DIRECTION = Write out each line in which the string "matplotlib" is present.

^^^^^^^^^^^^^^^^

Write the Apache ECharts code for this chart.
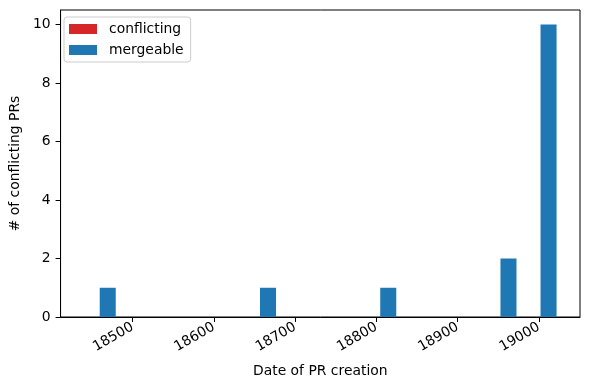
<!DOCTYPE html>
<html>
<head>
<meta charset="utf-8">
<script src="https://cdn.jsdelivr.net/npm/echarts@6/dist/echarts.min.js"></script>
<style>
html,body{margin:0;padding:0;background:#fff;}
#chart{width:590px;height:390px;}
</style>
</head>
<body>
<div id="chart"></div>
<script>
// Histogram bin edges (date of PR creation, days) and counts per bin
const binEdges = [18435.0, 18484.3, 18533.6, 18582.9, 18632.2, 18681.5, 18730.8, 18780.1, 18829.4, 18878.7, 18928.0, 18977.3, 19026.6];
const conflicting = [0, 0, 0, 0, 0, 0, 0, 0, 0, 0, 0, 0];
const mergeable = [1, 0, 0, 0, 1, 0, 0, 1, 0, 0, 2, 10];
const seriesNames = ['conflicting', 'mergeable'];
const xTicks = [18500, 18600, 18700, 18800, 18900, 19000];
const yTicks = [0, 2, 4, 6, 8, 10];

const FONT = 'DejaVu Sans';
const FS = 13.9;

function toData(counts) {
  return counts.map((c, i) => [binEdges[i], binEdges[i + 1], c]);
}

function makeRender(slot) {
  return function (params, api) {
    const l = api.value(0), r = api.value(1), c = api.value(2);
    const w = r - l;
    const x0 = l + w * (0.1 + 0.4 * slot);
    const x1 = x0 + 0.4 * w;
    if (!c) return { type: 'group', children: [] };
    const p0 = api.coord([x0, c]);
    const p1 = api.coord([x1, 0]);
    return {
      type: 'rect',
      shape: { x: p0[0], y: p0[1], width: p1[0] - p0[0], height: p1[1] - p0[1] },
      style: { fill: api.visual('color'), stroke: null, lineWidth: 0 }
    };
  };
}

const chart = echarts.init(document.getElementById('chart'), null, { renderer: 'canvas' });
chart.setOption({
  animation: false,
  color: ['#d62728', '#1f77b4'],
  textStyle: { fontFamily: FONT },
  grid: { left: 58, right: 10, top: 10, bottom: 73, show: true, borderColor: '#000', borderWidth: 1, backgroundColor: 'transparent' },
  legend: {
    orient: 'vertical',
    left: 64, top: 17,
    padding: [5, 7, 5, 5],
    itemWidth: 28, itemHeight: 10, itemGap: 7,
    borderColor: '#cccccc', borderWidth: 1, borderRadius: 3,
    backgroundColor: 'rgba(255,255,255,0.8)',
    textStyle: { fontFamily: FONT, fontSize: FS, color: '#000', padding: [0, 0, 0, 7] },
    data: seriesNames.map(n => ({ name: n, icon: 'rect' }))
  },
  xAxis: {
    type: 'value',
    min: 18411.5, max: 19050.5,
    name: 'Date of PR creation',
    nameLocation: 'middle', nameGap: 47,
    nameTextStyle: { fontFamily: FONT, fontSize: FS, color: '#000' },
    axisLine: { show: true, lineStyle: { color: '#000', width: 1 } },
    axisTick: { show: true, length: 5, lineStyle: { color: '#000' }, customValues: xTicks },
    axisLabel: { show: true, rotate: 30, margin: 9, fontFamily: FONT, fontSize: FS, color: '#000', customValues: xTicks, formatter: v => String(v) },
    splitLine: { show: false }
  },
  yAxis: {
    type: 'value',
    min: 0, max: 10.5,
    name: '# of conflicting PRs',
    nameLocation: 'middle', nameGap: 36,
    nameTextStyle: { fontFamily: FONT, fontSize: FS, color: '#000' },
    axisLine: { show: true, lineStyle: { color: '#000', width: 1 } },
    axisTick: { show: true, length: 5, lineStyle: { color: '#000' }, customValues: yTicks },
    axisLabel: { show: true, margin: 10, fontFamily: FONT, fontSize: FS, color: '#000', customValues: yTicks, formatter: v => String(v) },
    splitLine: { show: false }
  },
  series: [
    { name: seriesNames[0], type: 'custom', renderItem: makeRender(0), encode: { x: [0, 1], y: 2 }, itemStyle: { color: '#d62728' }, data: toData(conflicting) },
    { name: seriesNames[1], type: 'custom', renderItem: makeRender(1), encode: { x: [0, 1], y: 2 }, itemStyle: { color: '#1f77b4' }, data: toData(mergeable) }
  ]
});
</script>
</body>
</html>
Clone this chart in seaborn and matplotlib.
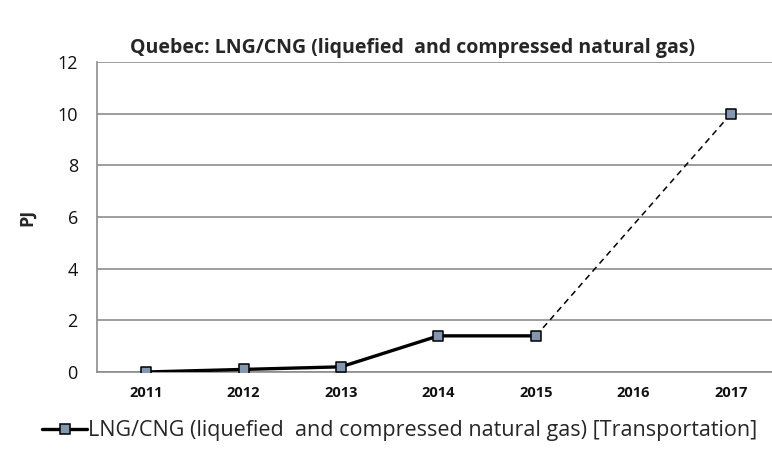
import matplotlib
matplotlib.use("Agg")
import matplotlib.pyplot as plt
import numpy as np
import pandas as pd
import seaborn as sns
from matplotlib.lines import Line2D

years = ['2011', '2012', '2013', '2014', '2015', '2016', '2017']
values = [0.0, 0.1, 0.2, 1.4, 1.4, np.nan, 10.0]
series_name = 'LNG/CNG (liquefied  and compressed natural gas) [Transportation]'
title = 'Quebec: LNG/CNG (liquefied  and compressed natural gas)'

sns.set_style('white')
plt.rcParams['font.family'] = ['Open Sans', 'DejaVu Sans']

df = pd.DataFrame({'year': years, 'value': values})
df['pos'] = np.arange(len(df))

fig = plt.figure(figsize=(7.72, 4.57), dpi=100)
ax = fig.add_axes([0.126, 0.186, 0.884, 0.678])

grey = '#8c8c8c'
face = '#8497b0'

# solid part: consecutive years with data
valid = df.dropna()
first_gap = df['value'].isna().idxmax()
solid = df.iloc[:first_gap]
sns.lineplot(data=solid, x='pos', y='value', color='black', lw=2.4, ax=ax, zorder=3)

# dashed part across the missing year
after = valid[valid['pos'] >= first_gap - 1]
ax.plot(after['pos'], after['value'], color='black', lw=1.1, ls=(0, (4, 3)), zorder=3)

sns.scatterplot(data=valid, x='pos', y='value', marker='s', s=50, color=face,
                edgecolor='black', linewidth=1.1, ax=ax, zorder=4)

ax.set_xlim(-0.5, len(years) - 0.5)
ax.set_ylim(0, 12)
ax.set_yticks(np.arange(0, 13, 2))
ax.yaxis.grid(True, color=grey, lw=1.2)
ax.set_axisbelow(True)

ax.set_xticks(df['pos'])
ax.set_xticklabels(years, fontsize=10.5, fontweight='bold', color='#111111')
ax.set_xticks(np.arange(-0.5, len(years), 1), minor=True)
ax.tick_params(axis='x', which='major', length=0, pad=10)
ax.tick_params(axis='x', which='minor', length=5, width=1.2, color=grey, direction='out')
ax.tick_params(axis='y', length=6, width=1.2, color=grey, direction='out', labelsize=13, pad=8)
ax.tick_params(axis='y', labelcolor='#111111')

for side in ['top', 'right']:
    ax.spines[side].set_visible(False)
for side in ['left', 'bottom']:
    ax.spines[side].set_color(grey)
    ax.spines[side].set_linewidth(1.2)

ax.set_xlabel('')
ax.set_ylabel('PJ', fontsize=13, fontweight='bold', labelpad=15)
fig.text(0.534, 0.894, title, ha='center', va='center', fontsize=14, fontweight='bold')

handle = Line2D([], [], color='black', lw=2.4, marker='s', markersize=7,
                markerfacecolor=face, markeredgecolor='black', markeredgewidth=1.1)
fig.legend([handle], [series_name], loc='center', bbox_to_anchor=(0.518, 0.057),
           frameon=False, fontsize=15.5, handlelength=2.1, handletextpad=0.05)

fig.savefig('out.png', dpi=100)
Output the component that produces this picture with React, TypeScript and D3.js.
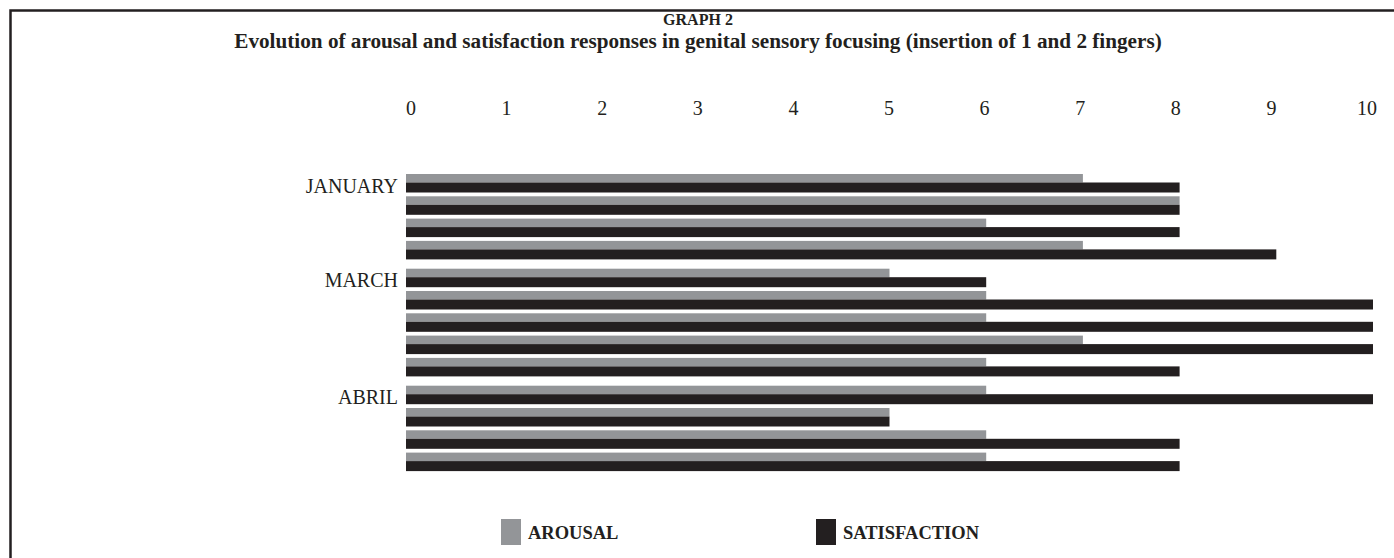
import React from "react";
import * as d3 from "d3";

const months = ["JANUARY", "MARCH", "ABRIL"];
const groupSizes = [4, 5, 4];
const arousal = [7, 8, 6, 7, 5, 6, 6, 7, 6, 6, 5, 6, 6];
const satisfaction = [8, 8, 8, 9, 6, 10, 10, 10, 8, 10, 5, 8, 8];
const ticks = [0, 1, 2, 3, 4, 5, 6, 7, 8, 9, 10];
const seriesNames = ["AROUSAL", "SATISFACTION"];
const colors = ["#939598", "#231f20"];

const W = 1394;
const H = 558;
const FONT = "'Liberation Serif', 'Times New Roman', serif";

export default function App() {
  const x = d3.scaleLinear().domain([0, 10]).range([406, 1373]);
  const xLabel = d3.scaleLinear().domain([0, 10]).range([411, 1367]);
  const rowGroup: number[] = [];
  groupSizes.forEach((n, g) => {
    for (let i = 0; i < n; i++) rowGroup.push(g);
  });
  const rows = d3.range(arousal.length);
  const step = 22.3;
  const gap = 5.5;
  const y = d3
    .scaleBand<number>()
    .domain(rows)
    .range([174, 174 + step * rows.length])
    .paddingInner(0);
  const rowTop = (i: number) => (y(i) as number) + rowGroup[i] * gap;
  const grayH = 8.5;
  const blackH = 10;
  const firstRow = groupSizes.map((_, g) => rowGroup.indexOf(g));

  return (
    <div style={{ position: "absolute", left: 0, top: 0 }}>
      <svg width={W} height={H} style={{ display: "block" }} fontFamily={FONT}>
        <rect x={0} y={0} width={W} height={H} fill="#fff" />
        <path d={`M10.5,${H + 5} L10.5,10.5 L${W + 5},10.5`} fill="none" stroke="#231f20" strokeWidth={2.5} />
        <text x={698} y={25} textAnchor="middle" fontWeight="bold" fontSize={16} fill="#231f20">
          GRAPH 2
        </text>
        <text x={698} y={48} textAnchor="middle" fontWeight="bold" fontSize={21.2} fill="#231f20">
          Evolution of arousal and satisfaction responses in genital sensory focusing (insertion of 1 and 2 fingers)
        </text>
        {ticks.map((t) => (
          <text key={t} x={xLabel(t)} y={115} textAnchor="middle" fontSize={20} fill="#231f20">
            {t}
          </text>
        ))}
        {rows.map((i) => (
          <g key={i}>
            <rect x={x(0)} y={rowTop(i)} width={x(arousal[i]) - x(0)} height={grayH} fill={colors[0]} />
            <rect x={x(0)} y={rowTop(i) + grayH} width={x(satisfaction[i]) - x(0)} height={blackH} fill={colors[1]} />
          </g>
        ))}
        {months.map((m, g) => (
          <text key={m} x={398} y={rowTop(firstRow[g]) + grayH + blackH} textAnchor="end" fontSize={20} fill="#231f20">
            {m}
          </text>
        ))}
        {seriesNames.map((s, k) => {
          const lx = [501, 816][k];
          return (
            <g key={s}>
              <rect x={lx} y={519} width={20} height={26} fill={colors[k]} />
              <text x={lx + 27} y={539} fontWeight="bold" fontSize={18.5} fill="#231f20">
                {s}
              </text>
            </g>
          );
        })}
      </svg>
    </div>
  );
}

^^^^^^^^^^^^^^^^

OUTPUT FOR THIS TASK =
Clone this chart in seaborn and matplotlib.
import matplotlib
matplotlib.use("Agg")
import matplotlib.pyplot as plt
from matplotlib.lines import Line2D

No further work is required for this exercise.